Why Verification Matters
Proper verification is critical. If an issuer fails to confirm an investor’s accredited status, they risk losing the registration exemption and potentially face rescission rights, civil liabilities, or regulatory penalties. A diligent verification process is not just a formality—it’s a cornerstone of compliance and risk management.
Best Practices for Verification
Here are key strategies issuers can employ:
- Document Review: Request and examine current financial records—like tax returns, W-2 forms, bank, and other asset-related statements—to confirm an investor meets income or net worth thresholds. Confidentiality and recency of documents are paramount as generally, evidence should be no older than 90 days.
- Third-Party Confirmation: Rely on written verification from a registered broker-dealer, attorney, certified public accountant, or investment advisor familiar with the requirements. This leverages professional expertise to ensure accuracy.
- Verification Services: Third-party providers offer specialized solutions, often delivering certificates or reports issuers can depend on. This approach enhances efficiency and strengthens compliance.
- Tailored Steps: The SEC emphasizes that verification should reflect the offering’s context. For instance, less rigorous checks may suffice for investors known to the issuer or with prior investment history.

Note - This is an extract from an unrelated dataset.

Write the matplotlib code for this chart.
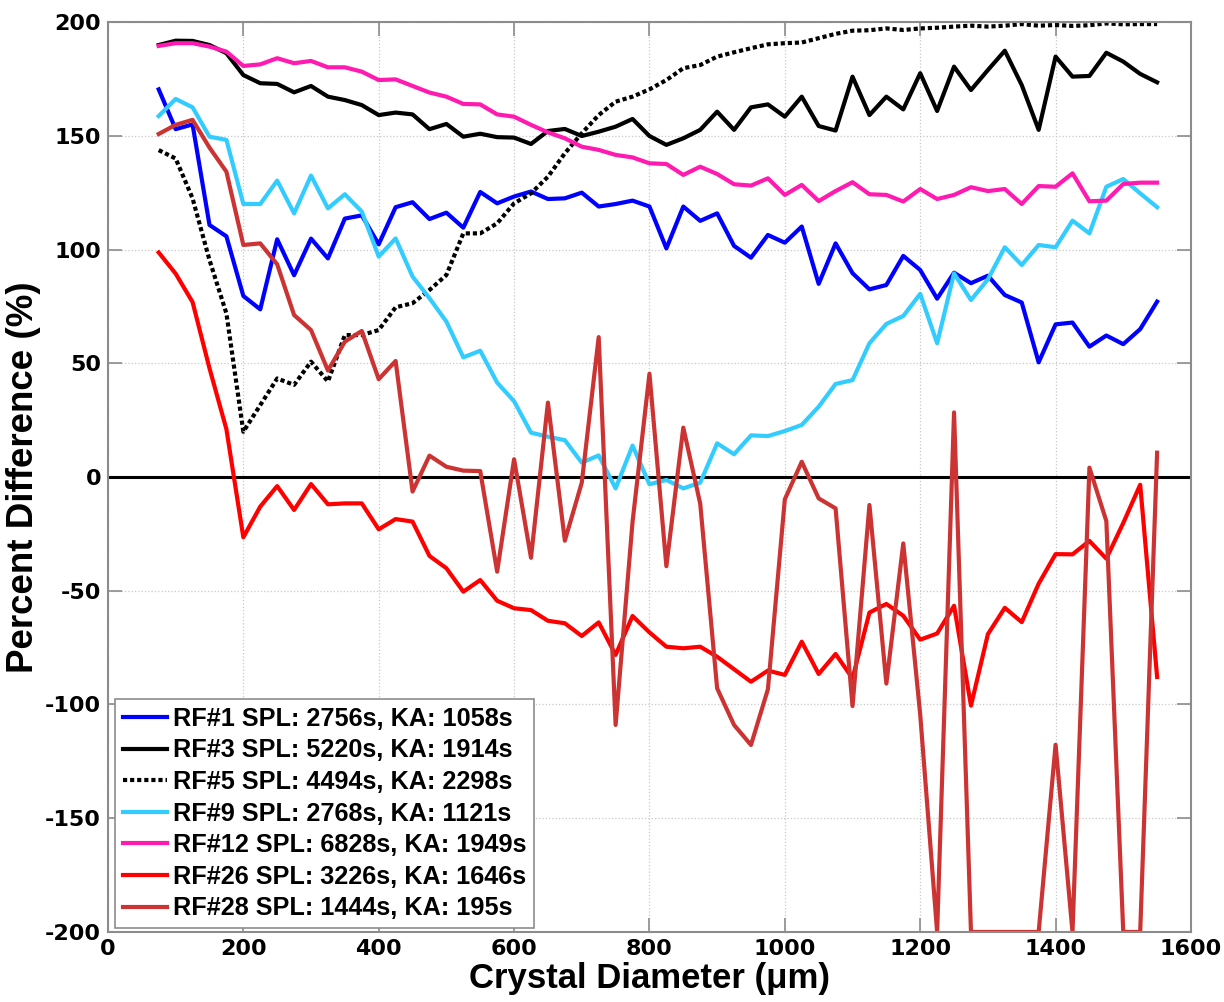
import matplotlib
matplotlib.use("Agg")
import matplotlib.pyplot as plt

plt.rcParams["axes.unicode_minus"] = False

# crystal diameter bins (um)
diameters = list(range(75, 1575, 25))

rf1 = [170.4, 152.9, 155.0, 110.8, 105.8, 79.6, 73.7, 104.5, 88.7, 104.8,
       96.1, 113.6, 115.0, 102.3, 118.6, 120.8, 113.4, 116.2, 109.6, 125.3,
       120.3, 123.3, 125.5, 122.2, 122.5, 125.0, 118.9, 120.0, 121.5, 118.9,
       100.5, 118.9, 112.6, 115.9, 101.6, 96.4, 106.4, 103.0, 110.1, 84.9,
       102.7, 89.6, 82.5, 84.4, 97.2, 91.0, 78.4, 89.8, 85.2, 88.5,
       80.0, 76.7, 50.4, 67.1, 67.9, 57.3, 62.2, 58.4, 65.0, 77.1]

rf3 = [189.9, 191.8, 191.7, 189.9, 186.3, 176.7, 173.1, 172.8, 169.1, 171.9,
       167.2, 165.7, 163.5, 159.1, 160.2, 159.4, 152.9, 155.2, 149.6, 150.9,
       149.4, 149.2, 146.4, 152.1, 153.0, 149.9, 151.8, 154.0, 157.4, 149.9,
       146.0, 148.9, 152.6, 160.6, 152.6, 162.5, 163.8, 158.4, 167.2, 154.3,
       152.3, 176.0, 159.1, 167.2, 161.6, 177.5, 160.9, 180.4, 170.1, 178.9,
       187.4, 172.3, 152.6, 184.8, 176.0, 176.3, 186.5, 182.6, 177.2, 173.5]

rf5 = [143.7, 140.0, 122.5, 95.4, 71.9, 19.9, 31.6, 43.3, 40.5, 50.7,
       42.0, 62.4, 62.4, 64.6, 74.6, 76.4, 82.2, 88.8, 107.1, 107.1,
       111.5, 120.3, 124.7, 132.0, 142.3, 151.1, 159.1, 165.0, 167.2, 170.4,
       174.5, 179.7, 181.1, 184.8, 186.7, 188.5, 190.2, 190.7, 191.0, 192.9,
       194.8, 196.2, 196.4, 197.2, 196.5, 197.2, 197.5, 198.0, 198.4, 198.0,
       198.4, 199.1, 198.4, 198.7, 198.3, 198.6, 199.4, 199.0, 199.1, 199.1]

rf9 = [158.7, 166.2, 162.5, 149.6, 148.2, 120.0, 120.0, 130.3, 115.9, 132.5,
       118.1, 124.3, 116.7, 96.9, 104.9, 88.1, 78.6, 68.3, 52.6, 55.5,
       41.5, 33.3, 19.5, 17.7, 16.2, 6.3, 9.5, -5.0, 13.8, -3.2,
       -1.3, -5.0, -2.5, 14.8, 10.0, 18.3, 18.0, 20.2, 22.9, 30.9,
       40.9, 42.6, 58.8, 67.3, 70.8, 80.5, 58.8, 89.5, 77.8, 86.9,
       101.0, 93.2, 102.0, 101.0, 112.7, 107.1, 127.6, 131.0, 124.7, 118.6]

rf12 = [189.5, 190.7, 190.7, 189.2, 187.0, 180.7, 181.4, 184.1, 181.9, 182.9,
        180.1, 180.1, 178.2, 174.5, 174.8, 171.9, 169.0, 167.2, 164.0, 163.8,
        159.4, 158.4, 154.8, 151.5, 148.9, 145.2, 143.8, 141.6, 140.5, 137.9,
        137.6, 132.8, 136.4, 133.2, 128.7, 128.1, 131.3, 124.0, 128.4, 121.3,
        125.7, 129.6, 124.3, 124.0, 121.1, 126.6, 122.2, 124.0, 127.4, 125.7,
        126.6, 120.0, 127.9, 127.6, 133.5, 121.2, 121.5, 128.8, 129.4, 129.4]

rf26 = [98.7, 89.4, 76.9, 47.8, 21.0, -26.5, -13.0, -4.0, -14.5, -3.1,
        -12.0, -11.6, -11.6, -23.0, -18.5, -19.6, -34.7, -40.1, -50.4, -45.3,
        -54.4, -57.7, -58.5, -63.2, -64.3, -69.9, -63.9, -78.2, -61.1, -68.3,
        -74.6, -75.3, -74.6, -79.0, -84.5, -90.0, -85.1, -87.0, -72.4, -86.6,
        -77.8, -88.5, -59.6, -55.8, -61.0, -71.5, -68.8, -56.6, -100.5, -69.1,
        -57.5, -63.8, -46.9, -33.9, -34.0, -28.1, -35.9, -20.2, -3.4, -87.9]

rf28 = [150.8, 154.8, 157.0, 144.8, 134.2, 102.0, 102.7, 93.5, 71.2, 64.6,
        46.8, 59.5, 64.2, 43.0, 51.0, -6.4, 9.4, 4.5, 2.8, 2.6,
        -41.6, 7.8, -35.5, 32.7, -28.0, -2.5, 61.5, -109.0, -19.8, 45.4,
        -39.2, 21.7, -11.7, -92.9, -109.0, -117.8, -93.3, -9.8, 6.7, -9.4,
        -13.8, -100.7, -12.3, -90.8, -29.2, -104.4, -200, 28.4, -200, -200,
        -200, -200, -200, -117.7, -200, 4.1, -19.4, -200, -200, 10.7]

labels = ["RF#1 SPL: 2756s, KA: 1058s",
          "RF#3 SPL: 5220s, KA: 1914s",
          "RF#5 SPL: 4494s, KA: 2298s",
          "RF#9 SPL: 2768s, KA: 1121s",
          "RF#12 SPL: 6828s, KA: 1949s",
          "RF#26 SPL: 3226s, KA: 1646s",
          "RF#28 SPL: 1444s, KA: 195s"]

series = [rf1, rf3, rf5, rf9, rf12, rf26, rf28]
colors = ["#0000ff", "#000000", "#000000", "#33ccff", "#ff1ab0", "#ff0000", "#cc3333"]
styles = ["-", "-", (0, (1, 0.7)), "-", "-", "-", "-"]

fig = plt.figure(figsize=(12.24, 10.02), dpi=100)
ax = fig.add_axes([0.0882, 0.0699, 0.8848, 0.9081])

ax.axhline(0, color="black", lw=2.2, zorder=1)

for ys, c, ls, lab in zip(series, colors, styles, labels):
    ax.plot(diameters, ys, color=c, linestyle=ls, lw=3.0, label=lab,
            dash_capstyle="butt", zorder=2)

ax.set_xlim(0, 1600)
ax.set_ylim(-200, 200)
ax.set_xticks(range(0, 1601, 200))
ax.set_yticks(range(-200, 201, 50))

ax.grid(True, linestyle=":", color="#c8c8c8", lw=0.9)
ax.set_axisbelow(True)

for sp in ax.spines.values():
    sp.set_color("#8c8c8c")
    sp.set_linewidth(1.5)

ax.tick_params(direction="in", length=10, width=1.2, color="#8c8c8c",
               top=True, right=True, pad=5)
for t in ax.get_xticklabels() + ax.get_yticklabels():
    t.set_family("DejaVu Sans")
    t.set_fontweight("bold")
    t.set_fontsize(16)

ax.set_xlabel("Crystal Diameter (\u03bcm)", family="Liberation Sans",
              fontweight="bold", fontsize=25, labelpad=2)
ax.set_ylabel("Percent Difference (%)", family="Liberation Sans",
              fontweight="bold", fontsize=26.5, labelpad=3)

leg = ax.legend(loc="lower left", bbox_to_anchor=(0.0065, 0.0044),
                borderaxespad=0, prop={"family": "Liberation Sans", "weight": "bold", "size": 18.2},
                handlelength=1.75, handletextpad=0.25, labelspacing=0.3,
                borderpad=0.3, fancybox=False, framealpha=1)
leg.get_frame().set_edgecolor("#8c8c8c")
leg.get_frame().set_linewidth(1.2)

fig.savefig("out.png", dpi=100)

- Technology Tools: Emerging platforms and tools can streamline verification, providing issuers with innovative, compliant options to confirm investor status.
The Role of Documentation
Thorough record-keeping is essential. Issuers should retain evidence of their verification efforts—this may include documents that are reviewed, third-party correspondence, or other steps that were taken throughout the investment purchase process—to demonstrate “reasonable steps” compliance if regulators should inquire. Investor accreditation status must be established immediately before any securities sale. General solicitation under Rule 506(c) unlocks significant opportunities for issuers to attract capital, but it demands a disciplined approach to investor verification. Issuers can confidently navigate compliance challenges by adopting these best practices, documenting their process, and exploring specialized services or technology while maximizing the benefits of broader solicitation.